Plotting code records
────

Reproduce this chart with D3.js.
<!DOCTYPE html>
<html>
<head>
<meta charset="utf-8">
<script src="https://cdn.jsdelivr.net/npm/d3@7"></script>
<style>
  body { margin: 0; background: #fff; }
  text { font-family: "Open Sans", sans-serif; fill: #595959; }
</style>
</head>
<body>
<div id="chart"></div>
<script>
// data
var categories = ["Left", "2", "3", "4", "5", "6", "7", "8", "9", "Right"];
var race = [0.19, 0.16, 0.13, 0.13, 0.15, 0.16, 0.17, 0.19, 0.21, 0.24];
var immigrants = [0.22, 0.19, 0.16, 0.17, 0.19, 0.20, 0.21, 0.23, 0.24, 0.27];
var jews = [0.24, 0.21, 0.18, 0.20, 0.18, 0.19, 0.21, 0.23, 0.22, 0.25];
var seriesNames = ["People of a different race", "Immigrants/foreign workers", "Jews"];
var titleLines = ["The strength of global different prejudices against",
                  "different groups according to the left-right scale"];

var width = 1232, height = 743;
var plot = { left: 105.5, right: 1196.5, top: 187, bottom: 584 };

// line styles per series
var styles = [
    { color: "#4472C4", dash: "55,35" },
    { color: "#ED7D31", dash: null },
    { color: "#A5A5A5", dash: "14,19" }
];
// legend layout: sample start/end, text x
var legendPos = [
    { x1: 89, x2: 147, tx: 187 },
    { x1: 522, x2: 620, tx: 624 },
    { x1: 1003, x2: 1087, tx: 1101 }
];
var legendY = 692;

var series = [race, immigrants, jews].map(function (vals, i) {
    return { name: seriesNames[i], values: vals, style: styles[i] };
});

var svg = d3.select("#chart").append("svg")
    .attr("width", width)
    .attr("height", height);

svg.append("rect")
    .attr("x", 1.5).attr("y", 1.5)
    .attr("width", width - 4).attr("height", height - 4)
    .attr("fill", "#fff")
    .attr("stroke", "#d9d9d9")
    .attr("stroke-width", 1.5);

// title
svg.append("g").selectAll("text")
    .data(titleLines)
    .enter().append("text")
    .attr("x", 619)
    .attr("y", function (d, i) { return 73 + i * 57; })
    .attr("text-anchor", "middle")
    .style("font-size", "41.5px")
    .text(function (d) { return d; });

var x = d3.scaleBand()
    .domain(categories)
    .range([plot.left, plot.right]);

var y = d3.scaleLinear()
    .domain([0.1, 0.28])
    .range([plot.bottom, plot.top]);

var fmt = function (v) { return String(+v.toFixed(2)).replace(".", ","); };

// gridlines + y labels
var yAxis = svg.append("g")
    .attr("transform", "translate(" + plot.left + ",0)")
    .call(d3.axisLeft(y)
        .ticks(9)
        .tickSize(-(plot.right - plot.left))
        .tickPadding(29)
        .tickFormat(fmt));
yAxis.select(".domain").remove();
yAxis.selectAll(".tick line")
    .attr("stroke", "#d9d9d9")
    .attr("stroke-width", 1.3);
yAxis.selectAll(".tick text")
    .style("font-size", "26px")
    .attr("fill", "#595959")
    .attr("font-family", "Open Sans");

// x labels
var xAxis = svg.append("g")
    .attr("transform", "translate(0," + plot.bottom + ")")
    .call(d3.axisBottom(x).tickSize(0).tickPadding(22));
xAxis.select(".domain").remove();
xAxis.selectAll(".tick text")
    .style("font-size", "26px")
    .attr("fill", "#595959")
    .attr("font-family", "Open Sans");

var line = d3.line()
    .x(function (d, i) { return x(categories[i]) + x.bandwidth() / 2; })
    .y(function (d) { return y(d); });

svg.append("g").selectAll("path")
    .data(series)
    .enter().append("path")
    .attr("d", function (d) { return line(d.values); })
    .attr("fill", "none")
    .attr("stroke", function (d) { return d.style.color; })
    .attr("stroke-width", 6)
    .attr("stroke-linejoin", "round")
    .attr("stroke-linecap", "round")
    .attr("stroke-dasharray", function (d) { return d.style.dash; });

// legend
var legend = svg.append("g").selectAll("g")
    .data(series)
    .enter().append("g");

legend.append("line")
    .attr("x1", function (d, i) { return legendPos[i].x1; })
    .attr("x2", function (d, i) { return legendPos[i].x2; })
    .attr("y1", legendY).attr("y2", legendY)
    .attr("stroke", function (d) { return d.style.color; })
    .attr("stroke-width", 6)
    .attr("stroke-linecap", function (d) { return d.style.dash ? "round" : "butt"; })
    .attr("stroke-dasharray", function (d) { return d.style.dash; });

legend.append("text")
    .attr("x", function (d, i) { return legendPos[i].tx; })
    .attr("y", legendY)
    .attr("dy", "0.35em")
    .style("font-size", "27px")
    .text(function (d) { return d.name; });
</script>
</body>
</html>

────

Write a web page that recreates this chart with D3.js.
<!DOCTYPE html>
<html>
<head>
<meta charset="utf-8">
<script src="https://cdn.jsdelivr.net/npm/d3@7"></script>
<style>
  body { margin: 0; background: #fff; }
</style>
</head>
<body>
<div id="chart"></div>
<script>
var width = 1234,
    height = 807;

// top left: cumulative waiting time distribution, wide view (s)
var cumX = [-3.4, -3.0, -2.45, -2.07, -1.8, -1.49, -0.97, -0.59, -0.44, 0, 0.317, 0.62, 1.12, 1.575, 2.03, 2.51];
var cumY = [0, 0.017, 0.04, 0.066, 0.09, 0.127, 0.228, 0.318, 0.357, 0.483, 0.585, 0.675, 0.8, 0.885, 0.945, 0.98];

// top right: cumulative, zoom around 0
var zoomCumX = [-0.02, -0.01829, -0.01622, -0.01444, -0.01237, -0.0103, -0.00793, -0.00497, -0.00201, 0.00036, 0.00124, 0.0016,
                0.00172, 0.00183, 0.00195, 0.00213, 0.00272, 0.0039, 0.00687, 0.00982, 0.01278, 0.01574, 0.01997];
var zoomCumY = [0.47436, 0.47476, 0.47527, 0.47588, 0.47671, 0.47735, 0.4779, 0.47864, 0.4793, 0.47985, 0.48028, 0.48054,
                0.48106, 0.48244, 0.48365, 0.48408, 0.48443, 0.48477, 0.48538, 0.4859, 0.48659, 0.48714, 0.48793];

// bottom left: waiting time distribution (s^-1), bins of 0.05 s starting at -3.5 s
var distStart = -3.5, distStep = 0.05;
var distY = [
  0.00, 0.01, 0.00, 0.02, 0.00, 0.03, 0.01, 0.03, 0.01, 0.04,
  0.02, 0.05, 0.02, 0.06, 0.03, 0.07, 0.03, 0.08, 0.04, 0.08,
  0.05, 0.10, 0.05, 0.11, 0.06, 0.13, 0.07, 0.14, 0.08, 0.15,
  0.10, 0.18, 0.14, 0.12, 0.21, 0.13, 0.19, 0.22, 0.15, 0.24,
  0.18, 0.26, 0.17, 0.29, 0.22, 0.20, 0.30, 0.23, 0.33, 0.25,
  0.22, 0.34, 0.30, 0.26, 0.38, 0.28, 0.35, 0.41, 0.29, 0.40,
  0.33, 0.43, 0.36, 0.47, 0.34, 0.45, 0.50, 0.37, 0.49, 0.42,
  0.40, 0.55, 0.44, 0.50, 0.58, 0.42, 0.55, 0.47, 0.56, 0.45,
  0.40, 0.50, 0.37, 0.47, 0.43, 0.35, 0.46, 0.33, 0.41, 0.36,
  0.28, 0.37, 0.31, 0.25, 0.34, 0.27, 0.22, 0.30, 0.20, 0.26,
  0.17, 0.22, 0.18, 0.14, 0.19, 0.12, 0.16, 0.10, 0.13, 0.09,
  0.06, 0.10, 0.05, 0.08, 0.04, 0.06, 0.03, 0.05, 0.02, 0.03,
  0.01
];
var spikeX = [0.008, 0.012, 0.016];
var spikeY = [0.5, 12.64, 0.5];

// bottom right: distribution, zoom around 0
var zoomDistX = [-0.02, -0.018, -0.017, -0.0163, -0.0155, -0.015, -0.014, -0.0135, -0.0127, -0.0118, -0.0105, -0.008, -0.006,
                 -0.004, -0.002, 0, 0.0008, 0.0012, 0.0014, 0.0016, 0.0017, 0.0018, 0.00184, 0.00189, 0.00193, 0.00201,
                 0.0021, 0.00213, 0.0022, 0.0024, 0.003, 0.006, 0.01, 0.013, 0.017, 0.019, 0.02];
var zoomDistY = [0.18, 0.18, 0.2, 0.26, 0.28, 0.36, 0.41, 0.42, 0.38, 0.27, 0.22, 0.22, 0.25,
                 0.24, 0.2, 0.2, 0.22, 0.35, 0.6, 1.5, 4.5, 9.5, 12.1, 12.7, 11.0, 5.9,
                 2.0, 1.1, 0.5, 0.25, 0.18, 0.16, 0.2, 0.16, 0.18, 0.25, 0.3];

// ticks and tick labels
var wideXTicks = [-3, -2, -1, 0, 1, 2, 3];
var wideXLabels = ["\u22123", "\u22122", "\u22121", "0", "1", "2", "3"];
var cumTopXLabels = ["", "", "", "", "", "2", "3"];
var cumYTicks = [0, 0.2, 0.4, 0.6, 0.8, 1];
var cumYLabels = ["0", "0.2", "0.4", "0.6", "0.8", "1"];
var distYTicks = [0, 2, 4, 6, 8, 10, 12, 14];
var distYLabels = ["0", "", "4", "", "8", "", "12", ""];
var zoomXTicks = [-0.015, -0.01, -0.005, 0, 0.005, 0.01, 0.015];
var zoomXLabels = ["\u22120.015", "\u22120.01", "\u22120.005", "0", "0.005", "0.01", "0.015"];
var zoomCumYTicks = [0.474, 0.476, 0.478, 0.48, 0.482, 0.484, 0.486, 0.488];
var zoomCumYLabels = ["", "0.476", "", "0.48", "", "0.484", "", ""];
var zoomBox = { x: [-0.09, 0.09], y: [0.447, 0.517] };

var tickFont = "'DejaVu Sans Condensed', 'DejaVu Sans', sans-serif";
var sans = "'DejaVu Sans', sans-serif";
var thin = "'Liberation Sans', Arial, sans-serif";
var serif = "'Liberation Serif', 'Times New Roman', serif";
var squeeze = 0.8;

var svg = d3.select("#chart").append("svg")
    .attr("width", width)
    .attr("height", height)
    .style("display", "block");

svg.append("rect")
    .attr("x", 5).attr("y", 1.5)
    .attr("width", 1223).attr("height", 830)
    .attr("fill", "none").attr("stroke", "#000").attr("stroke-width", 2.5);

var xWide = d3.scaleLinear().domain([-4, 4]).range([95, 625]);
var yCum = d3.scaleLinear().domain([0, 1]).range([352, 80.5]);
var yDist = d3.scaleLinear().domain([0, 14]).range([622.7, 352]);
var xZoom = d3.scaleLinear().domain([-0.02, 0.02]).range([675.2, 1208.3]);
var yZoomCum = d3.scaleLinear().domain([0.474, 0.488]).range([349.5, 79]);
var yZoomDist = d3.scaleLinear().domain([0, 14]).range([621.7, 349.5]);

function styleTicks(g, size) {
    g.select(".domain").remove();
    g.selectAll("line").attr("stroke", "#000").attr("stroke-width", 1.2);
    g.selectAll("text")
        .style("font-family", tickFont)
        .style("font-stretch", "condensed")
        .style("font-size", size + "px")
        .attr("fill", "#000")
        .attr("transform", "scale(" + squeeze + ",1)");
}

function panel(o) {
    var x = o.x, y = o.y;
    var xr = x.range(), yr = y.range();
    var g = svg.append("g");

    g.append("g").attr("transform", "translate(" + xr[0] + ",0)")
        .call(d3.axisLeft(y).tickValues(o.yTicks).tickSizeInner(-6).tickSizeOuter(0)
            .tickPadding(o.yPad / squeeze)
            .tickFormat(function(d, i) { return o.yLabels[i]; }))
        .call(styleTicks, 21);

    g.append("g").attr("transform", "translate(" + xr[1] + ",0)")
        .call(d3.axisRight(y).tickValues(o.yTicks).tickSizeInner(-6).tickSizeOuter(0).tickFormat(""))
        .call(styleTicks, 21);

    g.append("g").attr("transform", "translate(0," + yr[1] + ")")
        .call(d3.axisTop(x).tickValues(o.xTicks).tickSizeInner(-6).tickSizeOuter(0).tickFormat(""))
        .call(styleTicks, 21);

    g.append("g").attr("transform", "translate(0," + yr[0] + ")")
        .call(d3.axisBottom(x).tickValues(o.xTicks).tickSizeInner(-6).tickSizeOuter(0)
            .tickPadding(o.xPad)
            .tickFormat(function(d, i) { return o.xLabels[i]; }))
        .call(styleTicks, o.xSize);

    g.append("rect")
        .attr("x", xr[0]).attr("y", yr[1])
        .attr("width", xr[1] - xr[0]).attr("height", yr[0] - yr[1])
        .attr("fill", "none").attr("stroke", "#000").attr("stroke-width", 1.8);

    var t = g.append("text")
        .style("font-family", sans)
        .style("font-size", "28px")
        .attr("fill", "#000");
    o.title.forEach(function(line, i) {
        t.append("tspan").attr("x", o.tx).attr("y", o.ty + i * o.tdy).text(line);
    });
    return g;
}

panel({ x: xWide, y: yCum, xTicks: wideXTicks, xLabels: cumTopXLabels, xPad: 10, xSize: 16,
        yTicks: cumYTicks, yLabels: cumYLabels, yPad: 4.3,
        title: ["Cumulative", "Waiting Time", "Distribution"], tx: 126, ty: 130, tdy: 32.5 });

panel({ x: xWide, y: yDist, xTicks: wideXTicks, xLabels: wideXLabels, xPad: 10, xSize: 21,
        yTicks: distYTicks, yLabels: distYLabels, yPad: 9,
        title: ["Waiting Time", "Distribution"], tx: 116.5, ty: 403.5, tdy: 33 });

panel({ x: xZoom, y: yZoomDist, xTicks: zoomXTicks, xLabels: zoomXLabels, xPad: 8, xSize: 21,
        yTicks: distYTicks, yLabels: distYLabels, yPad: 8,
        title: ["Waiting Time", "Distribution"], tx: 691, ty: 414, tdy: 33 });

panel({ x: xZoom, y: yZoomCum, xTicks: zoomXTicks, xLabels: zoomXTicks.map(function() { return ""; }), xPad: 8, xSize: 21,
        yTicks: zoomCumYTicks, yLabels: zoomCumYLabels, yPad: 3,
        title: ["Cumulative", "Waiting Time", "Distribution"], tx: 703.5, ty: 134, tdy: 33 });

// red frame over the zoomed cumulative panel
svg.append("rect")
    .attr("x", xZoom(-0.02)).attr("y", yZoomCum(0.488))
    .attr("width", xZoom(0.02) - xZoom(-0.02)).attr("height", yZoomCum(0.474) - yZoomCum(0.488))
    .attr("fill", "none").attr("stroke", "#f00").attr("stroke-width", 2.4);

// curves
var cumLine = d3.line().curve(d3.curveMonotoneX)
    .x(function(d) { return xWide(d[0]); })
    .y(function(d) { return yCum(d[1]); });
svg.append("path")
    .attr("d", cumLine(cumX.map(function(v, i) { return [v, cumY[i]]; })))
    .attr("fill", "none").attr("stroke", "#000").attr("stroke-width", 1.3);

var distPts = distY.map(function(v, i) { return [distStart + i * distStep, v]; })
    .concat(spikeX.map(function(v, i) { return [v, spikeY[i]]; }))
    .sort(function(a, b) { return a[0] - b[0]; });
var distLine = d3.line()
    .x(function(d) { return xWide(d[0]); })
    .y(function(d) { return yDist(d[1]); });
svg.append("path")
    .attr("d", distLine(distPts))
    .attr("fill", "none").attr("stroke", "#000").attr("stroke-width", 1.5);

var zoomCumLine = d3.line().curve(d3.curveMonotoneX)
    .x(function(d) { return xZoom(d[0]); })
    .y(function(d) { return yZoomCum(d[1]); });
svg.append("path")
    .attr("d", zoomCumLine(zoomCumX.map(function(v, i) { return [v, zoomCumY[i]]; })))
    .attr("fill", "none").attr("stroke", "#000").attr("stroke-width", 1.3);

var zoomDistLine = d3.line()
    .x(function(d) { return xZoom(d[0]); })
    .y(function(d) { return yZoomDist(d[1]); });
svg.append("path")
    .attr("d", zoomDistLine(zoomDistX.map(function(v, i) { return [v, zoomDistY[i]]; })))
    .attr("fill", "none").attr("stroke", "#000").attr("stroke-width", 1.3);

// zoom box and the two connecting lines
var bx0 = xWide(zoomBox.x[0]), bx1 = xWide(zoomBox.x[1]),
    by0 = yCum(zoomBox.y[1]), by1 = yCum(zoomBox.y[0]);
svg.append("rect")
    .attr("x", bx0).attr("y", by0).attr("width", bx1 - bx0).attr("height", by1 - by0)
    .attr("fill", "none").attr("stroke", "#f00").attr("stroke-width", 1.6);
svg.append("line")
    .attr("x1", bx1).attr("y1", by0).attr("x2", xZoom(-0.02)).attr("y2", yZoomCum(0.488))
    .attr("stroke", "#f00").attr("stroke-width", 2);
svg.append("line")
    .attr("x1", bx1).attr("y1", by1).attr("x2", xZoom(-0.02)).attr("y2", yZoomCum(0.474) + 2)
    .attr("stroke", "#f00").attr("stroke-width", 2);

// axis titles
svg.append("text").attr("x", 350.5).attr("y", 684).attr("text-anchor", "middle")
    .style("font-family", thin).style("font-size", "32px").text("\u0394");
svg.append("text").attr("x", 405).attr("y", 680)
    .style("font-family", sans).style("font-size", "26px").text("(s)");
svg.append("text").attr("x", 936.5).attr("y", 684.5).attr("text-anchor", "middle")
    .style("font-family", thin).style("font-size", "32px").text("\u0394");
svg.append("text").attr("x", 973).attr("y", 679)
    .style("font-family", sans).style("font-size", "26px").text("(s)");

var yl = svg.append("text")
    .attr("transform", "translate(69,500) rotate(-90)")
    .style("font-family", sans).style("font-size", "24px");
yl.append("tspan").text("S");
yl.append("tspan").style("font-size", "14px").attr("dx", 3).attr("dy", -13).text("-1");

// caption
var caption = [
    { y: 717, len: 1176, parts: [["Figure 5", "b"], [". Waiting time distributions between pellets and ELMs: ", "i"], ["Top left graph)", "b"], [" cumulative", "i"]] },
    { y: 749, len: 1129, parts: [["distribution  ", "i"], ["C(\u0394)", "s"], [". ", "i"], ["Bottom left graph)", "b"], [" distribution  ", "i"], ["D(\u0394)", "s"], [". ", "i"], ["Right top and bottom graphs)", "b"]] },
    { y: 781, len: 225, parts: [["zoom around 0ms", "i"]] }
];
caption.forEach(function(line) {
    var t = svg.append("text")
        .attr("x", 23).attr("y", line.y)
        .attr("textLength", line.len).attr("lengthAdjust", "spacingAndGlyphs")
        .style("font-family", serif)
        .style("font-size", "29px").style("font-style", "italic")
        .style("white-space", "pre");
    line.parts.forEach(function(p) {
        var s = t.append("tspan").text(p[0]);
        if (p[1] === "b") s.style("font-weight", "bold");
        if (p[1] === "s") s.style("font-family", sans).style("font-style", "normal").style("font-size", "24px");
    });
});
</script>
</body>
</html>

────

Begin at the line that has "Write a web", stop after the line that has "0.48659, 0.48714, 0.48793];", and repeat exactly those lines, nothing more.

CORRECT ANSWER
Write a web page that recreates this chart with D3.js.
<!DOCTYPE html>
<html>
<head>
<meta charset="utf-8">
<script src="https://cdn.jsdelivr.net/npm/d3@7"></script>
<style>
  body { margin: 0; background: #fff; }
</style>
</head>
<body>
<div id="chart"></div>
<script>
var width = 1234,
    height = 807;

// top left: cumulative waiting time distribution, wide view (s)
var cumX = [-3.4, -3.0, -2.45, -2.07, -1.8, -1.49, -0.97, -0.59, -0.44, 0, 0.317, 0.62, 1.12, 1.575, 2.03, 2.51];
var cumY = [0, 0.017, 0.04, 0.066, 0.09, 0.127, 0.228, 0.318, 0.357, 0.483, 0.585, 0.675, 0.8, 0.885, 0.945, 0.98];

// top right: cumulative, zoom around 0
var zoomCumX = [-0.02, -0.01829, -0.01622, -0.01444, -0.01237, -0.0103, -0.00793, -0.00497, -0.00201, 0.00036, 0.00124, 0.0016,
                0.00172, 0.00183, 0.00195, 0.00213, 0.00272, 0.0039, 0.00687, 0.00982, 0.01278, 0.01574, 0.01997];
var zoomCumY = [0.47436, 0.47476, 0.47527, 0.47588, 0.47671, 0.47735, 0.4779, 0.47864, 0.4793, 0.47985, 0.48028, 0.48054,
                0.48106, 0.48244, 0.48365, 0.48408, 0.48443, 0.48477, 0.48538, 0.4859, 0.48659, 0.48714, 0.48793];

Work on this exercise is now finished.